Pas si élémentaire, la prévention au primaire

« Pour réduire le tabagisme, il suffirait d’informer les enfants des écoles primaires des méfaits de la cigarette, avant qu’ils ne commencent à fumer. Ainsi, en quelques décennies, de futures générations de non-fumeurs mettraient les compagnies de tabac en faillite. »

Ce genre de raisonnement souvent entendu, fort simple, a toutefois un défaut majeur : il ne correspond pas à la réalité. C’est ce qu’ont constaté des chercheurs de la Direction de la Santé publique de Montréal-Centre, après avoir suivi des groupes témoins d’enfants de la 4e, la 5e et la 6e année, certains ayant été sensibilisés en classe aux ravages du tabac, et les autres n’ayant pas reçu ces informations. Or, au bout d’un an, les garçons renseignés étaient trois fois plus nombreux à fumer que leurs camarades n’ayant pas suivi les cours antitabac. Chez les filles, le paradoxe s’est avéré encore plus étonnant : les informées étaient cinq fois plus nombreuses à se laisser tenter par la cigarette!

Devant ces résultats pour le moins navrants, les responsables du programme Coeur en santé – Saint-Louis-du-Parc ont décidé de retirer le volet tabac de l’horaire, pour se concentrer sur l’alimentation et l’activité physique, deux volets ayant amélioré les habitudes de vie chez les enfants.

La DSP de Montréal-Centre a aussi organisé un colloque sur la question, les 17 et 18 avril, réunissant des spécialistes de la prévention du tabagisme auprès des enfants, afin de déterminer quelles seraient les options les plus favorables.

Des experts venus d’Ontario, de Californie, du Vermont et de Floride, ont partagé leur savoir-faire avec une centaine de délégués provenant du monde scolaire et de la santé publique du Québec. Les responsables du programme montréalais aux résultats inusités, Lise Renaud et Véronique Déry, ont été réconfortées par les propos de leurs collègues.

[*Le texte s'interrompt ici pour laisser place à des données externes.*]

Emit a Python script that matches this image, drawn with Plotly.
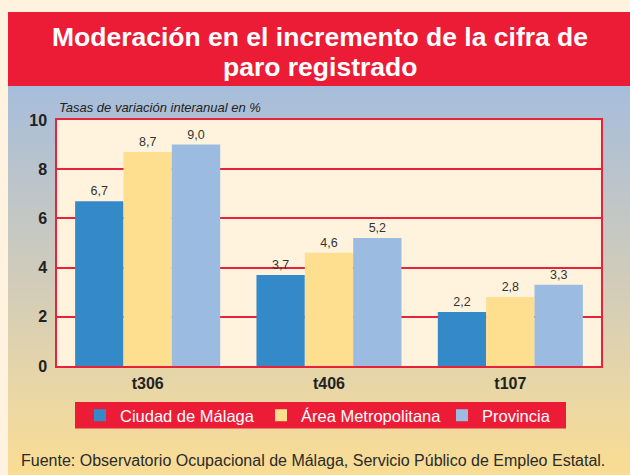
import base64
import plotly.graph_objects as go

# ---- data ----
categories = ["t306", "t406", "t107"]
ciudad = [6.7, 3.7, 2.2]
area_metro = [8.7, 4.6, 2.8]
provincia = [9.0, 5.2, 3.3]
series_names = ["Ciudad de Málaga", "Área Metropolitana", "Provincia"]
y_ticks = [0, 2, 4, 6, 8, 10]

title_lines = ["Moderación en el incremento de la cifra de", "paro registrado"]
axis_note = "Tasas de variación interanual en %"
source_text = "Fuente: Observatorio Ocupacional de Málaga, Servicio Público de Empleo Estatal."

# ---- layout geometry (pixels) ----
W, H = 630, 475
PL, PR, PT, PB = 57, 601, 120, 366  # plot area


def px(x):
    return (x - PL) / (PR - PL)


def py(y):
    return (PB - y) / (PB - PT)


FONT = "Liberation Sans, Arial, sans-serif"
RED = "#EC1C37"
colors = ["#3489C9", "#FDDF8F", "#9BBBE1"]

fig = go.Figure()
for name, vals, col in zip(series_names, [ciudad, area_metro, provincia], colors):
    fig.add_trace(go.Bar(
        x=categories, y=vals, name=name,
        marker=dict(color=col, line=dict(width=0)),
        texttemplate="%{y:.1f}", textposition="outside",
        textfont=dict(family=FONT, size=12.5, color="#333333"),
        cliponaxis=False,
    ))

# gradient background as SVG image
svg = (
    '<svg xmlns="http://www.w3.org/2000/svg" width="100" height="100" preserveAspectRatio="none">'
    '<defs><linearGradient id="g" x1="0" y1="0" x2="0" y2="1">'
    '<stop offset="0" stop-color="#A6BDDB"/>'
    '<stop offset="0.5" stop-color="#D1CCBA"/>'
    '<stop offset="0.8" stop-color="#EAD7A4"/>'
    '<stop offset="1" stop-color="#FADD93"/>'
    '</linearGradient></defs>'
    '<rect width="100" height="100" fill="url(#g)"/></svg>'
)
uri = "data:image/svg+xml;base64," + base64.b64encode(svg.encode()).decode()

fig.add_layout_image(dict(
    source=uri, xref="paper", yref="paper",
    x=px(8), y=py(86), sizex=px(630) - px(8), sizey=py(86) - py(475),
    xanchor="left", yanchor="top", sizing="stretch", layer="below",
))

shapes = [
    # red title band
    dict(type="rect", xref="paper", yref="paper", x0=px(8), x1=px(631), y0=py(86), y1=py(12),
         fillcolor=RED, line=dict(width=0), layer="below"),
    # plot area cream
    dict(type="rect", xref="paper", yref="paper", x0=0, x1=1, y0=0, y1=1,
         fillcolor="#FFF3DD", line=dict(width=0), layer="below"),
    # legend box
    dict(type="rect", xref="paper", yref="paper", x0=px(75), x1=px(566), y0=py(428.5), y1=py(402),
         fillcolor=RED, line=dict(width=0), layer="below"),
]

annotations = [
    dict(text="<b>" + title_lines[0] + "</b>", xref="paper", yref="paper", x=px(320), y=py(37),
         xanchor="center", yanchor="middle", showarrow=False,
         font=dict(family=FONT, size=26.5, color="white")),
    dict(text="<b>" + title_lines[1] + "</b>", xref="paper", yref="paper", x=px(320), y=py(67),
         xanchor="center", yanchor="middle", showarrow=False,
         font=dict(family=FONT, size=26.5, color="white")),
    dict(text="<i>" + axis_note + "</i>", xref="paper", yref="paper", x=px(57), y=py(107),
         xanchor="left", yanchor="middle", showarrow=False,
         font=dict(family=FONT, size=13, color="#222222")),
    dict(text=source_text, xref="paper", yref="paper", x=px(19), y=py(460),
         xanchor="left", yanchor="middle", showarrow=False,
         font=dict(family=FONT, size=16, color="#2a2a2a")),
]

fig.update_layout(
    width=W, height=H,
    margin=dict(l=PL, r=W - PR, t=PT, b=H - PB, autoexpand=False),
    paper_bgcolor="#FFF3DF", plot_bgcolor="rgba(0,0,0,0)",
    barmode="group", bargap=0.2, bargroupgap=0,
    separators=",.",
    shapes=shapes, annotations=annotations,
    showlegend=True,
    legend=dict(orientation="h", xref="container", yref="container",
                x=80 / W, y=(H - 415.5) / H, xanchor="left", yanchor="middle",
                bgcolor="rgba(0,0,0,0)", font=dict(family=FONT, size=16.5, color="white"),
                itemwidth=30, entrywidth=136, traceorder="normal"),
    font=dict(family=FONT),
)
fig.update_yaxes(range=[0, 10], tickvals=y_ticks, ticktext=[str(v) for v in y_ticks],
                 showgrid=True, gridcolor="#E8223A", gridwidth=1.5,
                 showline=True, linecolor="#E8223A", linewidth=1.5, mirror=True,
                 zeroline=False, ticks="", ticklabelstandoff=5,
                 tickfont=dict(family=FONT, size=16, color="#222222", weight="bold"))
fig.update_xaxes(showline=True, linecolor="#E8223A", linewidth=1.5, mirror=True,
                 ticks="", tickfont=dict(family=FONT, size=16, color="#222222", weight="bold"),
                 ticklabelstandoff=2)

fig.write_html("out.html", config={"displayModeBar": False},
               post_script="document.body.style.margin='0';")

Des différences environnementales ayant été remarquées entre les groupes de comparaison, les experts n’ont pu conclure avec certitude que les cours de sensibilisation au méfaits du tabac avaient poussé les enfants à fumer.

Toutefois, ils considèrent que le tabagisme juvénile ne peut être prévenu et diminué qu’au moyen d’un contexte global favorable et cohérent, soit une hausse du prix des cigarettes, l’interdiction stricte de la vente aux mineurs, de même que le bon exemple des professeurs, des parents et des aînés. L’intervention dans les écoles n’est qu’un outil complémentaire, pouvant prendre aussi la forme de programmes d’abandon pour les enfants déjà accrochés, les professeurs et les parents, ont-ils convenu.